Meeker has always had an impressive wrestling program. The success goes back for years.
But for the coaches and wrestlers, stand proud, you have done what very few have done in the past, and for T.J. Shelton to have emerged as the first Meeker wrestler in history to walk away with four individual state wrestling titles is, well, historic.
There is no one around here to compare him to, and, be assured, T.J., your family, your school and your town folks are incredibly proud of you.
To become one of only 19 wrestlers in Colorado wrestling history to have reached that benchmark is truly a remarkable feat. Congratulations … and may the good fortune and hard work continue for you on your way to becoming a success at whatever you should decide to do.
In sharp contrast to last year’s event, this year’s “I Ride With James” Snowmobile and Poker Run also went off without a hitch and with a great turnout.
Last year’s event was marred by a lack of snow except for an hour-long windy blizzard during the run.
This year, the sun was out, there was a light breeze, there was plenty of snow and there was a great turnout with trailers lining County Road 8 for more than a half mile down from the staging point at Lost Creek Trailhead.
There were more than 200 riders and a number of other folks who joined the poker run without riding their snowmobiles.
There was an unbelievable variety of food featuring free hot dogs, chili, hamburgers and brisket to die for as well as all kinds of cakes, rolls and cookies and beverages available to those who helped out, took park or those who just stopped by.
It was a fun time for a great purpos—two scholarships at Meeker High School and support for Rio Blanco Search and Rescue.
The grand prize for the poker run was a new 120 Polaris child’s snowmobile and first place won $1,000, second place won $500 and third prize won $250—all in the name of James Sizemore, the son of Kathy and Mike Sizemore.
The event is held annually in memory of James Sizemore, who was killed Feb. 20, 2011, in an avalanche on nearby Sand Peak.
“Our registration building is James’ old school bus that he used to take a bunch of his friends dirt biking,” Kathy Sizemore said. “So, each year since his death on President’s Day weekend in 2011, we have held this memorial in memory of James and his bus.”
This year’s event was a success from the weather, the turnout, the food and the fun times had, not to mention the prizes won.
Mike and Kathy Sizemore—along with some family and friends—have done a great job with this event that I have attended for the last three years, and all must be commended for turning what was a tragedy into such a fun-filled, benefit-based tribute to a young man whose life ended long before his time.

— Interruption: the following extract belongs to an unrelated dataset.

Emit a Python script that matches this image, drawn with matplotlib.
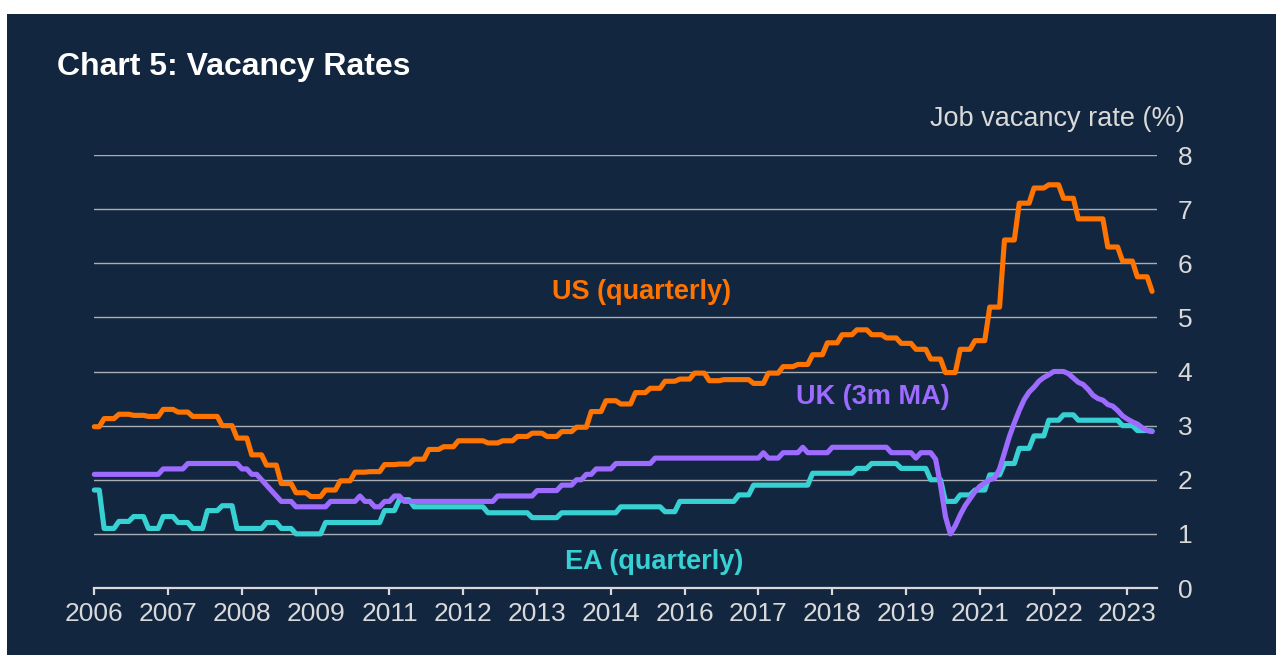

There’s still a lot of talking going on these days about the Republican race for commissioner of Rio Blanco County—that interesting little battle between incumbent Commissioner Jeff Eskelson and former Rio Blanco County Sheriff Si Woodruff.
This is going to be an interesting couple of months that should continue to be so until the Republicans have their primary, later toward the fall.
The interesting question is, why is Si Woodruff running against a fellow Republican for a seat in which Eskelson would likely badly defeat any opponent—except for a Si Woodruff?
Here’s to hoping that both candidates make it onto the ballot so the voters have a fair shot at electing who is most qualified, but even more important might be for the Republicans to hold a debate between the two gentlemen in the next couple of weeks before the Republican County Assembly, set for March 12 in Rangely.
There were large numbers of people who took advantage of the tours on Friday and Saturday at the new Rio Blanco County Justice Center.
I caught Saturday’s last tour, which was a two-hour in-detail tour led by Rio Blanco County Sheriff Anthony Mazzola.
Needless to say, we saw pretty much everything while the sheriff answered questions and told us little tidbits about the building that I don’t suppose every person taking the tour was made aware of.
Speaking to the inside of the courthouse, it is gorgeous, using a combination of materials from concrete to beautiful oak. The colors are very attractive and appropriate. The courtrooms are models of what courtrooms should be and it certainly appears that the aesthetics of the interior match the intent of the area—from the neutrality of the courtrooms, the subdued colors of the detention areas, the well-designed control room for the jail entry area as well as the pleasant and comfortable dispatch center.
Rio Blanco County should be proud of the facility’s interior. It is a classy building that certainly will serve the needs of Rio Blanco County and its court system for years to come.